What the task requires:
From the first line of the data down to and including the line with "71, 68, 66]", copy everything exactly, leaving out pictures.

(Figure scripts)
======
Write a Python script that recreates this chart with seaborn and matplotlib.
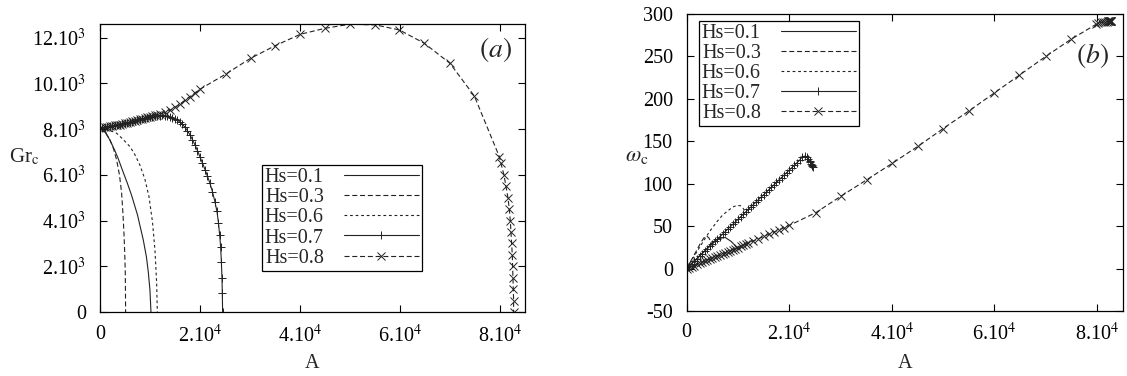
import seaborn as sns
import matplotlib.pyplot as plt

# Hs=0.1
a01 = [0, 1000, 2000, 3000, 3667, 4500, 5500, 6333, 7500, 8667, 9300, 9667, 10000, 10200]
gr01 = [8040, 7880, 7520, 7050, 6700, 6200, 5620, 5100, 4250, 3150, 2400, 1750, 950, 0]
om01 = [0, 6, 12, 18, 22, 27, 33, 35.5, 36.7, 32, 28, 25, 23, 22]

# Hs=0.3
a03 = [0, 1000, 2000, 2700, 3333, 3900, 4333, 4600, 4800, 4950, 5067, 5133]
gr03 = [8040, 7900, 7527, 7150, 6650, 6000, 5195, 4300, 3444, 2600, 1693, 0]
om03 = [0, 11, 22, 30, 36, 38.5, 36, 33, 30.5, 28.5, 27, 26]

# Hs=0.6
a06 = [0, 1500, 3333, 4500, 6000, 7000, 8000, 9000, 9800, 10500, 11000, 11333, 11467]
gr06 = [8040, 7990, 7820, 7580, 7235, 6880, 6420, 5800, 5050, 3950, 2700, 1300, 0]
om06 = [0, 15, 33, 44, 56, 63, 68, 72.5, 74.5, 74, 71, 68, 66]

# Hs=0.7
a07 = [0, 500, 1000, 1500, 2000, 2500, 3000, 3500, 4000, 4500, 5000, 5500, 6000,
       6500, 7000, 7500, 8000, 8500, 9000, 9500, 10000, 10500, 11000, 11500, 12000,
       12500, 13000, 13500, 14000, 14500, 15000, 15500, 16000, 16500, 17000, 17500,
       18000, 18500, 19000, 19500, 20000, 20500, 21000, 21500, 22000, 22500, 23000,
       23400, 23700, 23950, 24130, 24280, 24400, 24470, 24530]
gr07 = [8040, 8060, 8080, 8100, 8120, 8140, 8160, 8180, 8200, 8225, 8250, 8275, 8300,
        8330, 8360, 8390, 8420, 8450, 8480, 8505, 8530, 8550, 8570, 8585, 8595,
        8600, 8590, 8570, 8540, 8500, 8450, 8390, 8310, 8210, 8080, 7930,
        7750, 7540, 7310, 7060, 6790, 6520, 6230, 5940, 5630, 5260, 4820,
        4400, 3900, 3350, 2860, 2200, 1500, 820, 0]
om07 = [0, 2.9, 5.8, 8.7, 11.6, 14.5, 17.4, 20.3, 23.2, 26.1, 29.0, 31.9, 34.8,
        37.7, 40.6, 43.5, 46.4, 49.3, 52.2, 55.1, 58.0, 60.9, 63.8, 66.7, 69.6,
        72.5, 75.4, 78.3, 81.2, 84.1, 87.0, 89.9, 92.8, 95.7, 98.6, 101.5,
        104.4, 107.3, 110.2, 113.1, 116.0, 118.9, 121.8, 124.7, 127.6, 131.5, 132.5,
        131, 129.5, 127, 125, 123, 121.5, 120.5, 119.5]

# Hs=0.8
a08 = [0, 500, 1000, 1500, 2000, 2500, 3000, 3500, 4000, 4500, 5000, 5500, 6000,
       6500, 7000, 7500, 8000, 8500, 9000, 9500, 10000, 10500, 11000, 11500, 12000,
       13000, 14000, 15000, 16000, 17000, 18000, 19000, 20000, 25200, 30130, 35070,
       40070, 45070, 50000, 55070, 59870, 64870, 70000, 74870, 79870, 80200, 80800,
       81200, 81600, 81870, 82070, 82200, 82330, 82470, 82530, 82600, 82670, 82730, 82730]
gr08 = [8040, 8060, 8080, 8100, 8120, 8140, 8160, 8180, 8200, 8225, 8250, 8275, 8305,
        8335, 8365, 8395, 8425, 8455, 8490, 8520, 8550, 8580, 8610, 8640, 8670,
        8740, 8830, 8950, 9100, 9260, 9420, 9590, 9745, 10415, 11100, 11654,
        12150, 12413, 12590, 12560, 12340, 11757, 10880, 9452, 6800, 6500, 6000,
        5500, 5000, 4500, 4000, 3500, 3000, 2500, 2000, 1500, 1000, 500, 0]
om08 = [0, 1.2, 2.4, 3.6, 4.8, 6.0, 7.2, 8.4, 9.6, 10.8, 12.0, 13.2, 14.4,
        15.7, 17.0, 18.3, 19.6, 20.9, 22.2, 23.5, 24.8, 26.1, 27.4, 28.7, 30.0,
        32.6, 35.2, 37.8, 40.4, 43.0, 45.6, 48.2, 50.8, 66.0, 85.5, 104.5,
        124.0, 144.0, 165.0, 186.0, 206.5, 228.0, 250.0, 270.0, 288.0, 289.0, 290.0,
        290.5, 291.0, 291.0, 291.5, 291.5, 291.5, 292.0, 292.0, 292.0, 292.0, 292.0, 292.0]

xticks = [0, 20000, 40000, 60000, 80000]
xticklabels = ['0', '2.10$^4$', '4.10$^4$', '6.10$^4$', '8.10$^4$']
gr_ticks = [0, 2000, 4000, 6000, 8000, 10000, 12000]
gr_ticklabels = ['0', '2.10$^3$', '4.10$^3$', '6.10$^3$', '8.10$^3$', '10.10$^3$', '12.10$^3$']
om_ticks = [-50, 0, 50, 100, 150, 200, 250, 300]

series = [
    ('Hs=0.1', a01, gr01, om01, '-', None),
    ('Hs=0.3', a03, gr03, om03, (0, (4.5, 2.5)), None),
    ('Hs=0.6', a06, gr06, om06, (0, (2.5, 2.5)), None),
    ('Hs=0.7', a07, gr07, om07, '-', '+'),
    ('Hs=0.8', a08, gr08, om08, (0, (4.5, 2.5)), 'x'),
]

sns.set_theme(style='ticks')
plt.rcParams['font.family'] = ['Liberation Serif', 'DejaVu Serif']
plt.rcParams['mathtext.fontset'] = 'stix'
plt.rcParams['axes.unicode_minus'] = False

fig = plt.figure(figsize=(11.27, 3.76), dpi=100)
ax1 = fig.add_axes([0.0887, 0.1702, 0.3771, 0.766])
ax2 = fig.add_axes([0.6093, 0.1729, 0.3869, 0.7899])

for lab, a, gr, om, ls, mk in series:
    for ax, y in ((ax1, gr), (ax2, om)):
        sns.lineplot(x=a, y=y, ax=ax, sort=False, estimator=None, color='#222222',
                     linestyle=ls, linewidth=0.8, marker=mk, markersize=6,
                     markeredgewidth=0.7, markeredgecolor='#222222', label=lab)

for ax in (ax1, ax2):
    ax.set_xlim(0, 85000)
    ax.set_xticks(xticks)
    ax.set_xticklabels(xticklabels)
    ax.tick_params(direction='in', top=True, right=True, length=5, width=0.8,
                   labelsize=14.5, colors='black')
    ax.tick_params(axis='x', pad=9)
    ax.tick_params(axis='y', pad=10)
    for s in ax.spines.values():
        s.set_color('black')
        s.set_linewidth(0.9)
    ax.set_xlabel('A', fontsize=14.5)
    ax.xaxis.set_label_coords(0.5, -0.145)

ax1.set_ylim(0, 12600)
ax1.set_yticks(gr_ticks)
ax1.set_yticklabels(gr_ticklabels)
ax1.set_ylabel('Gr$_{\\rm c}$', fontsize=15, rotation=0, va='center')
ax1.yaxis.set_label_coords(-0.178, 0.54)
ax1.text(0.93, 0.91, '$(a)$', transform=ax1.transAxes, fontsize=20, ha='center', va='center')

ax2.set_ylim(-50, 300)
ax2.set_yticks(om_ticks)
ax2.set_ylabel('$\\omega_{\\rm c}$', fontsize=16, rotation=0, va='center')
ax2.yaxis.set_label_coords(-0.115, 0.52)
ax2.text(0.93, 0.86, '$(b)$', transform=ax2.transAxes, fontsize=20, ha='center', va='center')

legkw = dict(markerfirst=False, fancybox=False, edgecolor='black', framealpha=1,
             fontsize=14.5, handlelength=3.7, labelspacing=0.05, borderpad=0.15,
             borderaxespad=0, numpoints=1, handletextpad=1.0)
l1 = ax1.legend(loc='upper left', bbox_to_anchor=(0.381, 0.51), **legkw)
l2 = ax2.legend(loc='upper left', bbox_to_anchor=(0.028, 0.977), **legkw)
for l in (l1, l2):
    l.get_frame().set_linewidth(0.9)

fig.savefig('out.png', dpi=100)
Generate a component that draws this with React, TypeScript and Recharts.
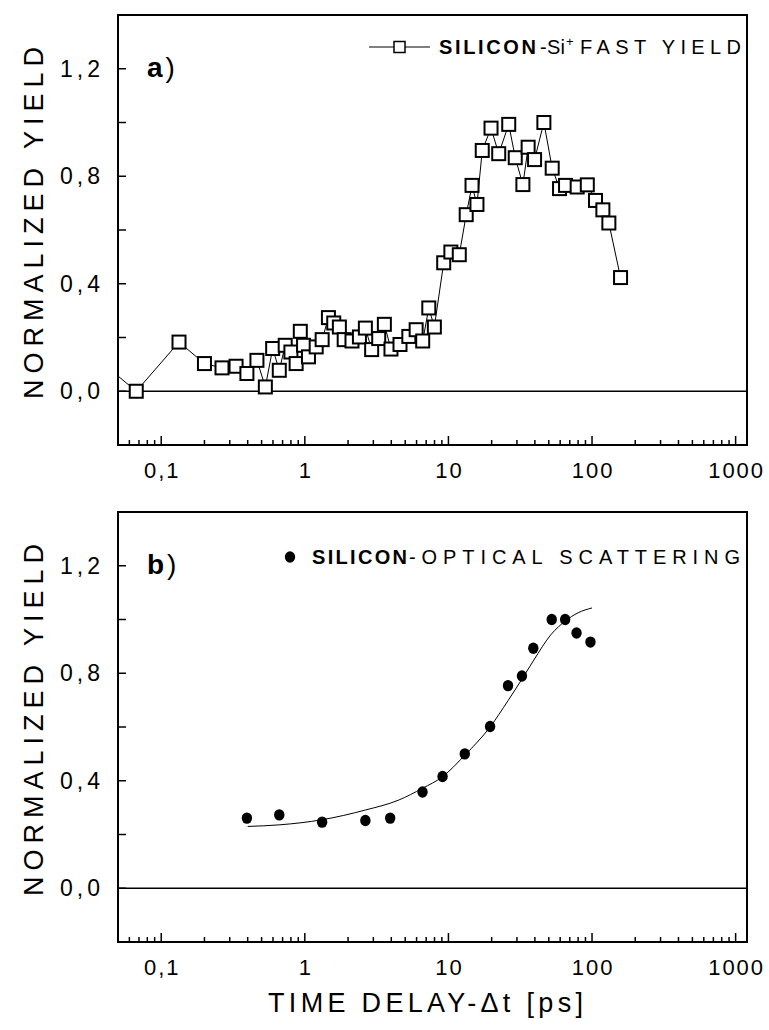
======
Result for this exercise:
Write a Python script that recreates this chart with seaborn and matplotlib.
import seaborn as sns
import matplotlib.pyplot as plt

# Hs=0.1
a01 = [0, 1000, 2000, 3000, 3667, 4500, 5500, 6333, 7500, 8667, 9300, 9667, 10000, 10200]
gr01 = [8040, 7880, 7520, 7050, 6700, 6200, 5620, 5100, 4250, 3150, 2400, 1750, 950, 0]
om01 = [0, 6, 12, 18, 22, 27, 33, 35.5, 36.7, 32, 28, 25, 23, 22]

# Hs=0.3
a03 = [0, 1000, 2000, 2700, 3333, 3900, 4333, 4600, 4800, 4950, 5067, 5133]
gr03 = [8040, 7900, 7527, 7150, 6650, 6000, 5195, 4300, 3444, 2600, 1693, 0]
om03 = [0, 11, 22, 30, 36, 38.5, 36, 33, 30.5, 28.5, 27, 26]

# Hs=0.6
a06 = [0, 1500, 3333, 4500, 6000, 7000, 8000, 9000, 9800, 10500, 11000, 11333, 11467]
gr06 = [8040, 7990, 7820, 7580, 7235, 6880, 6420, 5800, 5050, 3950, 2700, 1300, 0]
om06 = [0, 15, 33, 44, 56, 63, 68, 72.5, 74.5, 74, 71, 68, 66]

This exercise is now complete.